**GOAL**
Type out the complete listing below word for word, without its pictures.

--- start SOURCE DATA ---

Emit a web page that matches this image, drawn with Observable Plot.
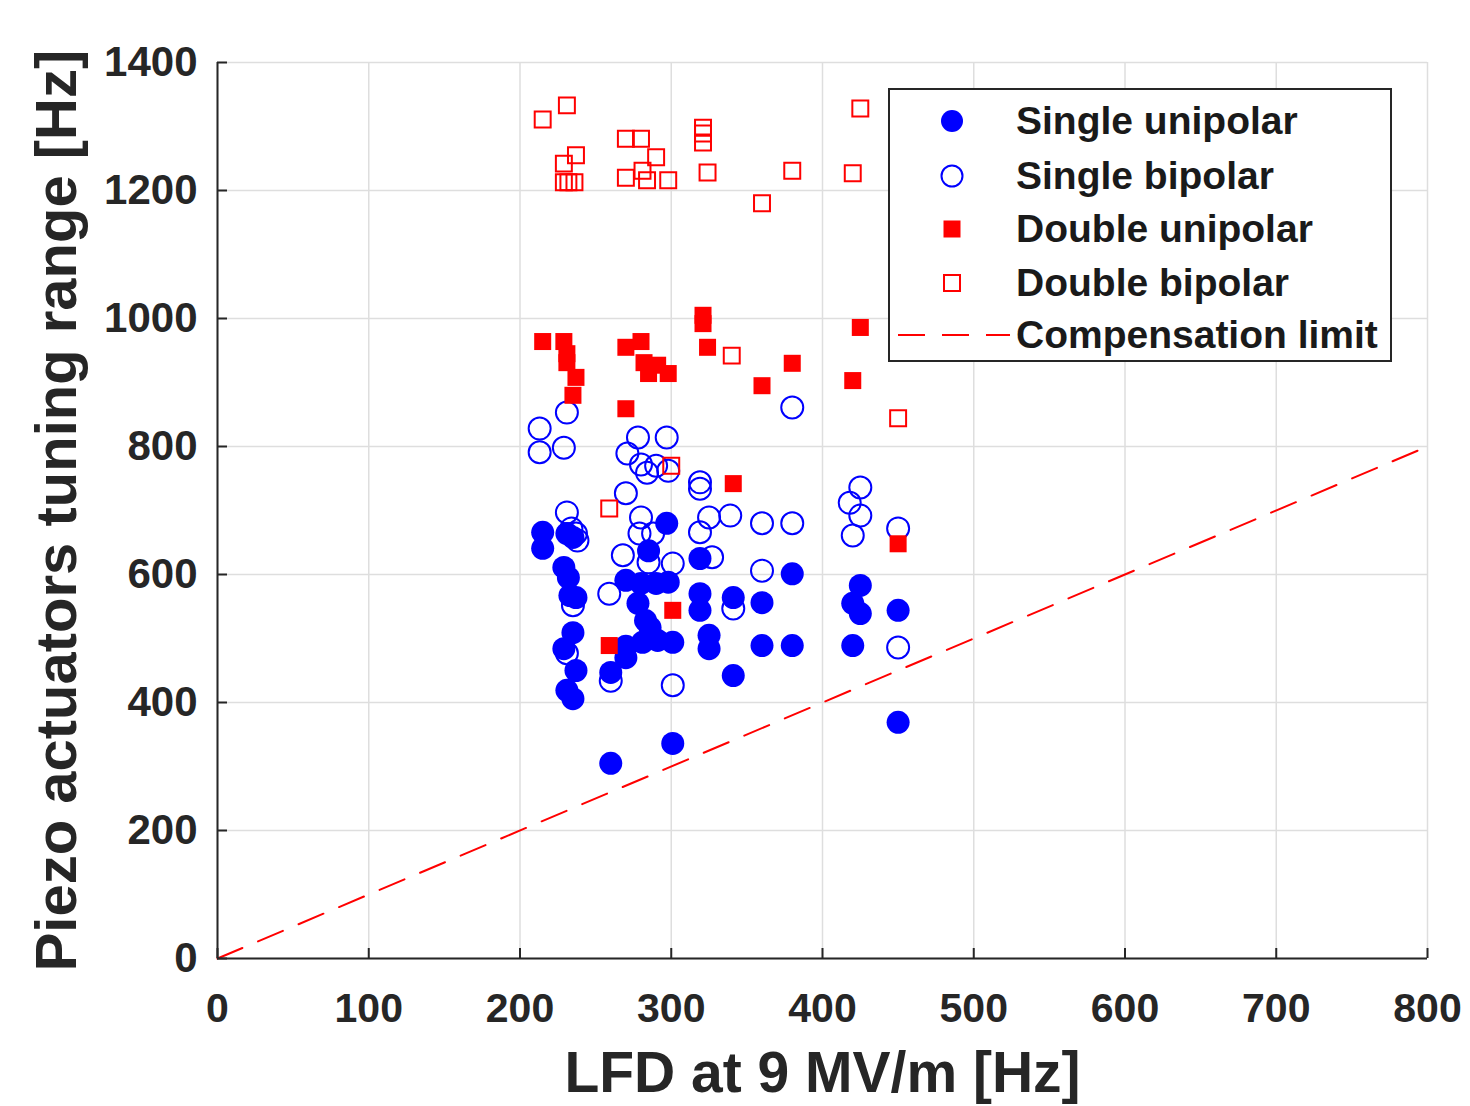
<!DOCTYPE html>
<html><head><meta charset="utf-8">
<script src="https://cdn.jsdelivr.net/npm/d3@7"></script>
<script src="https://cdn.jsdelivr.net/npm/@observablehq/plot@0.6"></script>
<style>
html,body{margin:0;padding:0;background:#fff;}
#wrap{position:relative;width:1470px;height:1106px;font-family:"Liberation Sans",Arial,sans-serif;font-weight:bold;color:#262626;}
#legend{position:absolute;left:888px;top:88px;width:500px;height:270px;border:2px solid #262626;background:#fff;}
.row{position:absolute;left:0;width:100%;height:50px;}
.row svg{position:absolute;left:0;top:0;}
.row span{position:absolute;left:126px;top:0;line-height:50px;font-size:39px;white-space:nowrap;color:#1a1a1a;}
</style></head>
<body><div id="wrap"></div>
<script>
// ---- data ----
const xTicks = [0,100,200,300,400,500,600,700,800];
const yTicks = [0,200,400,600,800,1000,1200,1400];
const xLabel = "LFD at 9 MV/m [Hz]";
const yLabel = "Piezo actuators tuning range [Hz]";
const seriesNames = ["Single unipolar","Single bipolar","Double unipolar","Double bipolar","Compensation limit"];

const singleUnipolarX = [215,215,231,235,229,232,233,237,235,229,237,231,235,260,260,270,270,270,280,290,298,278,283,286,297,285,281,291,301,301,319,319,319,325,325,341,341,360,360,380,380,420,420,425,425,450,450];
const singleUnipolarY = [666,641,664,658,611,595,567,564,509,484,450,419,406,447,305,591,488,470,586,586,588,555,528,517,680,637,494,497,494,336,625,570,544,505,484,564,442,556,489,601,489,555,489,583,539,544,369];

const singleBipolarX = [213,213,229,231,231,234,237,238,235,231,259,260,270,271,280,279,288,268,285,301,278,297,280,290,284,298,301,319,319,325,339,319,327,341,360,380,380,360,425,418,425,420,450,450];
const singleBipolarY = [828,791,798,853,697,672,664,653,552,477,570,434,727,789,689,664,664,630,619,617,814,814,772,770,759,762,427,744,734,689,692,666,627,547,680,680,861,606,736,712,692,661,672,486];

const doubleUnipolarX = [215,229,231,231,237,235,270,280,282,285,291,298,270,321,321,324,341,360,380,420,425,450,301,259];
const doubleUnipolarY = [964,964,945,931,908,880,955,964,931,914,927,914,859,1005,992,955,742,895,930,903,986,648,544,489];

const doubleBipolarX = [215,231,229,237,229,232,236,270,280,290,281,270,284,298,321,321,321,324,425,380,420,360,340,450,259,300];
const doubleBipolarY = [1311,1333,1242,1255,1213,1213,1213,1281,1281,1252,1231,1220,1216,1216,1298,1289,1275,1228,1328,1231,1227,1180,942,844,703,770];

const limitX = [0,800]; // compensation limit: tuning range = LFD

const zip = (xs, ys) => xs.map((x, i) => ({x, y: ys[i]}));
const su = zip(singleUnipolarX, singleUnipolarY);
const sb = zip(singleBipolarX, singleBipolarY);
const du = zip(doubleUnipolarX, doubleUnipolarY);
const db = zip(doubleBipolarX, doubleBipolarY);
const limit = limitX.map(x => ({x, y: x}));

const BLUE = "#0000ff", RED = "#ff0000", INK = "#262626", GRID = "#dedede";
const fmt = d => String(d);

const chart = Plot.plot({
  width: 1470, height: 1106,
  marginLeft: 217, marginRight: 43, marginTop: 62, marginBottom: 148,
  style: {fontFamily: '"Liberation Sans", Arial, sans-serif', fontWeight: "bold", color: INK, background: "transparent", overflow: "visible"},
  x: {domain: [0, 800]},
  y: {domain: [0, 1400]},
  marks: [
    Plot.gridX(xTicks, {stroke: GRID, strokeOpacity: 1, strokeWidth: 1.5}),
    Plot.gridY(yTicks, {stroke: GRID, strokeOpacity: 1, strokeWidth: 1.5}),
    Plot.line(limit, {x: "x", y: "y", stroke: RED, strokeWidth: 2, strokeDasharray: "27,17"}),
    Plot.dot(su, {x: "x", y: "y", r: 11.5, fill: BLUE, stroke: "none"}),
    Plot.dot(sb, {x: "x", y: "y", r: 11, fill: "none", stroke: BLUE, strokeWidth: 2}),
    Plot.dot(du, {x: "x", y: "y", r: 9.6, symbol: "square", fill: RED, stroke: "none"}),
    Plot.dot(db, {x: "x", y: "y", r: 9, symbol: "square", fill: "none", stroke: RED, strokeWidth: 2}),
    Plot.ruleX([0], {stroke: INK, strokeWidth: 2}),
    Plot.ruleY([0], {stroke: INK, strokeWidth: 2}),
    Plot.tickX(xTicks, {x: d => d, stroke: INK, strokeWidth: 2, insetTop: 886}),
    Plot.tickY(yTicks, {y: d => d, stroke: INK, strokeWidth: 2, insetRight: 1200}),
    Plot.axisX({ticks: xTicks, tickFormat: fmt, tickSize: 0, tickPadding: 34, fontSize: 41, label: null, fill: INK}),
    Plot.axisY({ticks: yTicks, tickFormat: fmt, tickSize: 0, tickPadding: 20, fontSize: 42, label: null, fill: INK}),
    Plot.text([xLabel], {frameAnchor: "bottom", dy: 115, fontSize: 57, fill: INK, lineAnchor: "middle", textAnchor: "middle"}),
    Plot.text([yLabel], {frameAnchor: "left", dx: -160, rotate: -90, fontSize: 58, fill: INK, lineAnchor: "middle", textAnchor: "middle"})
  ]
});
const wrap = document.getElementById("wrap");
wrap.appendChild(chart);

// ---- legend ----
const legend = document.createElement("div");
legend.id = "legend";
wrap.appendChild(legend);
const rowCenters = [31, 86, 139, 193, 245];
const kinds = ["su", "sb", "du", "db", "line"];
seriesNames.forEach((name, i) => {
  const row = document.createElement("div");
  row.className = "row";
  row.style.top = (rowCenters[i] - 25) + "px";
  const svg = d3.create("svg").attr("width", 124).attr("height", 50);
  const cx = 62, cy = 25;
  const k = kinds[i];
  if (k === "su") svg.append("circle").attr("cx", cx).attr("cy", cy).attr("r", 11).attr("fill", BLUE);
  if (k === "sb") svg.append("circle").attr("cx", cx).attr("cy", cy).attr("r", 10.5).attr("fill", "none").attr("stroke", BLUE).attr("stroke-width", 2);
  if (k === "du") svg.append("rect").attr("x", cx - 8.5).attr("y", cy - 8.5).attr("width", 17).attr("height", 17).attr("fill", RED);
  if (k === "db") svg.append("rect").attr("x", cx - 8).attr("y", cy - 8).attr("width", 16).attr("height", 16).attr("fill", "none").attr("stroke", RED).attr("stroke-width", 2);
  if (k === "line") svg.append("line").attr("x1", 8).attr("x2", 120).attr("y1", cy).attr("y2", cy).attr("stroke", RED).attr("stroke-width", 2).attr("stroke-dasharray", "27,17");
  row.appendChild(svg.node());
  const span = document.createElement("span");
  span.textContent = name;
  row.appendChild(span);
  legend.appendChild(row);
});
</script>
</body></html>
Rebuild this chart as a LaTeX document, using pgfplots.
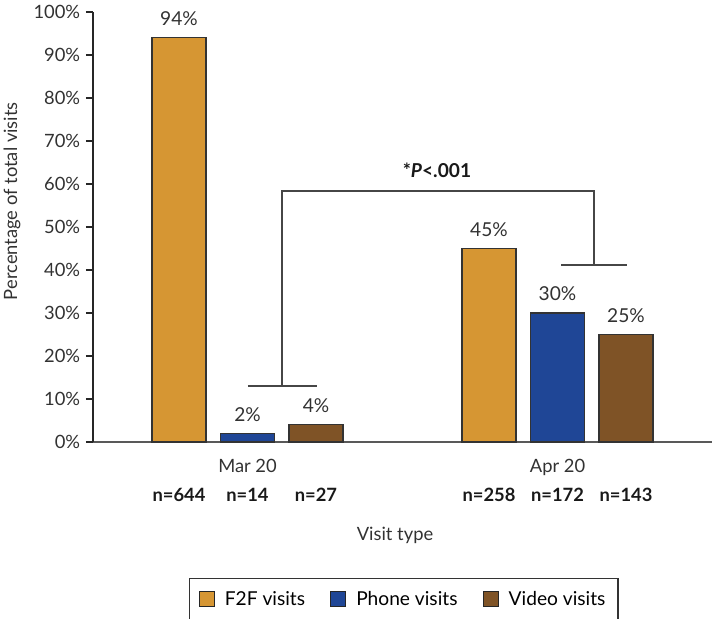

--- end SOURCE DATA ---

**OUTPUT FOR THIS TASK**
Emit a web page that matches this image, drawn with Observable Plot.
<!DOCTYPE html>
<html><head><meta charset="utf-8">
<script src="https://cdn.jsdelivr.net/npm/d3@7"></script>
<script src="https://cdn.jsdelivr.net/npm/@observablehq/plot@0.6"></script>
<style>
html,body{margin:0;padding:0;background:#fff;}
#wrap{position:relative;width:1470px;height:1106px;font-family:"Liberation Sans",Arial,sans-serif;font-weight:bold;color:#262626;}
#legend{position:absolute;left:888px;top:88px;width:500px;height:270px;border:2px solid #262626;background:#fff;}
.row{position:absolute;left:0;width:100%;height:50px;}
.row svg{position:absolute;left:0;top:0;}
.row span{position:absolute;left:126px;top:0;line-height:50px;font-size:39px;white-space:nowrap;color:#1a1a1a;}
</style></head>
<body><div id="wrap"></div>
<script>
// ---- data ----
const xTicks = [0,100,200,300,400,500,600,700,800];
const yTicks = [0,200,400,600,800,1000,1200,1400];
const xLabel = "LFD at 9 MV/m [Hz]";
const yLabel = "Piezo actuators tuning range [Hz]";
const seriesNames = ["Single unipolar","Single bipolar","Double unipolar","Double bipolar","Compensation limit"];

const singleUnipolarX = [215,215,231,235,229,232,233,237,235,229,237,231,235,260,260,270,270,270,280,290,298,278,283,286,297,285,281,291,301,301,319,319,319,325,325,341,341,360,360,380,380,420,420,425,425,450,450];
const singleUnipolarY = [666,641,664,658,611,595,567,564,509,484,450,419,406,447,305,591,488,470,586,586,588,555,528,517,680,637,494,497,494,336,625,570,544,505,484,564,442,556,489,601,489,555,489,583,539,544,369];

const singleBipolarX = [213,213,229,231,231,234,237,238,235,231,259,260,270,271,280,279,288,268,285,301,278,297,280,290,284,298,301,319,319,325,339,319,327,341,360,380,380,360,425,418,425,420,450,450];
const singleBipolarY = [828,791,798,853,697,672,664,653,552,477,570,434,727,789,689,664,664,630,619,617,814,814,772,770,759,762,427,744,734,689,692,666,627,547,680,680,861,606,736,712,692,661,672,486];

const doubleUnipolarX = [215,229,231,231,237,235,270,280,282,285,291,298,270,321,321,324,341,360,380,420,425,450,301,259];
const doubleUnipolarY = [964,964,945,931,908,880,955,964,931,914,927,914,859,1005,992,955,742,895,930,903,986,648,544,489];

const doubleBipolarX = [215,231,229,237,229,232,236,270,280,290,281,270,284,298,321,321,321,324,425,380,420,360,340,450,259,300];
const doubleBipolarY = [1311,1333,1242,1255,1213,1213,1213,1281,1281,1252,1231,1220,1216,1216,1298,1289,1275,1228,1328,1231,1227,1180,942,844,703,770];

const limitX = [0,800]; // compensation limit: tuning range = LFD

const zip = (xs, ys) => xs.map((x, i) => ({x, y: ys[i]}));
const su = zip(singleUnipolarX, singleUnipolarY);
const sb = zip(singleBipolarX, singleBipolarY);
const du = zip(doubleUnipolarX, doubleUnipolarY);
const db = zip(doubleBipolarX, doubleBipolarY);
const limit = limitX.map(x => ({x, y: x}));

const BLUE = "#0000ff", RED = "#ff0000", INK = "#262626", GRID = "#dedede";
const fmt = d => String(d);

const chart = Plot.plot({
  width: 1470, height: 1106,
  marginLeft: 217, marginRight: 43, marginTop: 62, marginBottom: 148,
  style: {fontFamily: '"Liberation Sans", Arial, sans-serif', fontWeight: "bold", color: INK, background: "transparent", overflow: "visible"},
  x: {domain: [0, 800]},
  y: {domain: [0, 1400]},
  marks: [
    Plot.gridX(xTicks, {stroke: GRID, strokeOpacity: 1, strokeWidth: 1.5}),
    Plot.gridY(yTicks, {stroke: GRID, strokeOpacity: 1, strokeWidth: 1.5}),
    Plot.line(limit, {x: "x", y: "y", stroke: RED, strokeWidth: 2, strokeDasharray: "27,17"}),
    Plot.dot(su, {x: "x", y: "y", r: 11.5, fill: BLUE, stroke: "none"}),
    Plot.dot(sb, {x: "x", y: "y", r: 11, fill: "none", stroke: BLUE, strokeWidth: 2}),
    Plot.dot(du, {x: "x", y: "y", r: 9.6, symbol: "square", fill: RED, stroke: "none"}),
    Plot.dot(db, {x: "x", y: "y", r: 9, symbol: "square", fill: "none", stroke: RED, strokeWidth: 2}),
    Plot.ruleX([0], {stroke: INK, strokeWidth: 2}),
    Plot.ruleY([0], {stroke: INK, strokeWidth: 2}),
    Plot.tickX(xTicks, {x: d => d, stroke: INK, strokeWidth: 2, insetTop: 886}),
    Plot.tickY(yTicks, {y: d => d, stroke: INK, strokeWidth: 2, insetRight: 1200}),
    Plot.axisX({ticks: xTicks, tickFormat: fmt, tickSize: 0, tickPadding: 34, fontSize: 41, label: null, fill: INK}),
    Plot.axisY({ticks: yTicks, tickFormat: fmt, tickSize: 0, tickPadding: 20, fontSize: 42, label: null, fill: INK}),
    Plot.text([xLabel], {frameAnchor: "bottom", dy: 115, fontSize: 57, fill: INK, lineAnchor: "middle", textAnchor: "middle"}),
    Plot.text([yLabel], {frameAnchor: "left", dx: -160, rotate: -90, fontSize: 58, fill: INK, lineAnchor: "middle", textAnchor: "middle"})
  ]
});
const wrap = document.getElementById("wrap");
wrap.appendChild(chart);

// ---- legend ----
const legend = document.createElement("div");
legend.id = "legend";
wrap.appendChild(legend);
const rowCenters = [31, 86, 139, 193, 245];
const kinds = ["su", "sb", "du", "db", "line"];
seriesNames.forEach((name, i) => {
  const row = document.createElement("div");
  row.className = "row";
  row.style.top = (rowCenters[i] - 25) + "px";
  const svg = d3.create("svg").attr("width", 124).attr("height", 50);
  const cx = 62, cy = 25;
  const k = kinds[i];
  if (k === "su") svg.append("circle").attr("cx", cx).attr("cy", cy).attr("r", 11).attr("fill", BLUE);
  if (k === "sb") svg.append("circle").attr("cx", cx).attr("cy", cy).attr("r", 10.5).attr("fill", "none").attr("stroke", BLUE).attr("stroke-width", 2);
  if (k === "du") svg.append("rect").attr("x", cx - 8.5).attr("y", cy - 8.5).attr("width", 17).attr("height", 17).attr("fill", RED);
  if (k === "db") svg.append("rect").attr("x", cx - 8).attr("y", cy - 8).attr("width", 16).attr("height", 16).attr("fill", "none").attr("stroke", RED).attr("stroke-width", 2);
  if (k === "line") svg.append("line").attr("x1", 8).attr("x2", 120).attr("y1", cy).attr("y2", cy).attr("stroke", RED).attr("stroke-width", 2).attr("stroke-dasharray", "27,17");
  row.appendChild(svg.node());
  const span = document.createElement("span");
  span.textContent = name;
  row.appendChild(span);
  legend.appendChild(row);
});
</script>
</body></html>
Rebuild this chart as a LaTeX document, using pgfplots.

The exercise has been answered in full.